After 12 energy-sapping matches over three days, Sharath Kamal needed a chair to complete the customary media interactions at the NEC arena in Birmingham.
"I have no energy left. I am drained. I feel like the orange is completely squeezed, the juice is completely out, but it's been a fantastic two weeks," he said, not able to hold back a range of emotions he was feeling at the time, after his first singles gold at CWG in 16 years.
India's finest ever table tennis player turned 40 last month and his body is nowhere close to what it was in 2006, when he won his first ever singles gold at the Commonwealth Games.
Yet, he found a way to better his past performances and end up with three gold and a silver in Birmingham. His dream run came after a challenging couple of weeks in which he was hardly able to sleep and back-to-back matches across events made the task harder.
He even woke up with a severe back ache on the morning of the men's singles final and could barely move. He carried the pain into the game, and after missing a regulation forehand due to stiffness, he feared getting injured. In the end, he was able to get the best out of his battered body.
Sharath is often asked these days, 'how does he do it at 40?'. He has become more lethal than ever with a much improve backhand complimenting his booming forehand drives.

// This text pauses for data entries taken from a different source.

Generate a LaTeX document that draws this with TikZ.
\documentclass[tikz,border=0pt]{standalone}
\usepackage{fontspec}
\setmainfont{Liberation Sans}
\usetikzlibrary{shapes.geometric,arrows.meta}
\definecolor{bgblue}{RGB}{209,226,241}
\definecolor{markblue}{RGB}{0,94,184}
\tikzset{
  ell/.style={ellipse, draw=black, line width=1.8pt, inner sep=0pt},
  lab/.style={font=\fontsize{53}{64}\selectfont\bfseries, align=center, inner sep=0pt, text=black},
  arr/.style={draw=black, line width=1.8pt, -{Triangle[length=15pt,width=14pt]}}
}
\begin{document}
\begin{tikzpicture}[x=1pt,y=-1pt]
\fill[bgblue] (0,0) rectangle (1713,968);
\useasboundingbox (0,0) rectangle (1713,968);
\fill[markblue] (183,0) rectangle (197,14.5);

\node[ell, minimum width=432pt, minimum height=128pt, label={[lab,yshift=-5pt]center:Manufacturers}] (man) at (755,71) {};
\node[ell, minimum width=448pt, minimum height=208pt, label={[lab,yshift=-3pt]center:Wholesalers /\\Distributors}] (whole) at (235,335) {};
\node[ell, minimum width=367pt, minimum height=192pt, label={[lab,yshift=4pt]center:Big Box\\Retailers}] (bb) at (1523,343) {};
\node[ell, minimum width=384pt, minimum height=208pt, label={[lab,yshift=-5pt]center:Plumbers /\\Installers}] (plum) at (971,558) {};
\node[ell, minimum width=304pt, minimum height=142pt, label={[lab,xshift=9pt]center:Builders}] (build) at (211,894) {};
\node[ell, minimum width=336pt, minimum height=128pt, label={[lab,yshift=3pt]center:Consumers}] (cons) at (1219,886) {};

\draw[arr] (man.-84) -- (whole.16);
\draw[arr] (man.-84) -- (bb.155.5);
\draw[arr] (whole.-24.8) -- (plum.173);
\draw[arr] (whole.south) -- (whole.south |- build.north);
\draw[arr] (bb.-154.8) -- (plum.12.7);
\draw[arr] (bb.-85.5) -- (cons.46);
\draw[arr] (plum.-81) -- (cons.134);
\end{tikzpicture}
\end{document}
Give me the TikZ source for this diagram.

"Even the players here were asking me that how I am able to add a new stroke every time I play them. I don't have a proper answer to that, I can only say it is not easy.
"What I have been able to do at 40 is unbelievable in a very positive way. I was asking myself after the mixed doubles gold yesterday. How am I able to still play like this," he wondered as bronze medallist and teammate G Sathiyan stood alongside him.
The singles gold was also his 13th medal across five Games alongside the Olympics, equalling the record held by Olympic medallist Feng Tianwei who regained the women's singles gold she had to lost to Manika Batra four years ago.
"These are probably my best ever games and probably the best ever two weeks of my life as far as table tennis is concerned. I am 40 years old. What more can I ask for," said Sharath who plans to play till the 2024 Paris Olympics.
During COVID, he mainly trained in Chennai while the rest of teammates chose to travel overseas and play with clubs in Europe. He believes he found a way to improve his fitness during the pandemic.
"The COVID break gave me a lot of insight on what I could do physically. With the kind of routine we have had here, I would have been dead already two days ago (if it wasn't for the improved fitness)."
His greatness is undisputed but probably has not been appreciated enough over the past two decades. Manika Batra had pushed the sport into spotlight with her four medal showing in Gold Coast four years ago and Sharath hopes his performances leads to millions of kids playing the game.
Though he is an Arjuna awardee and Padma Shri, his staggering accomplishments have often slipped under the radar. Ahead of the final, Sharath was announced as India's flagbearer for the closing ceremony, 16 years after he was first approached for the honour.
"May be it could have happened in 2006, there were talks about the opening ceremony and here as well when Neeraj got injured. The honour is for the entire fraternity not just for me.
"Makes me happy that we a have put the sport collectively into this kind of limelight," said the ever humble athlete.
His mixed doubles partner Sreeja Akula, who was just eight years old when Sharath won his first medal at the Games, summed up Sharath's personality rather aptly.
"The best about him is that he says sorry when he loses a point and also says sorry after I lose a point," she said with a laugh.
Sharath knows he can't be greedy in this business but having missed the doubles gold, he is not completely content.
Will that push him to be at a sixth Commonwealth Games four years down the line? "Never say never," he concluded.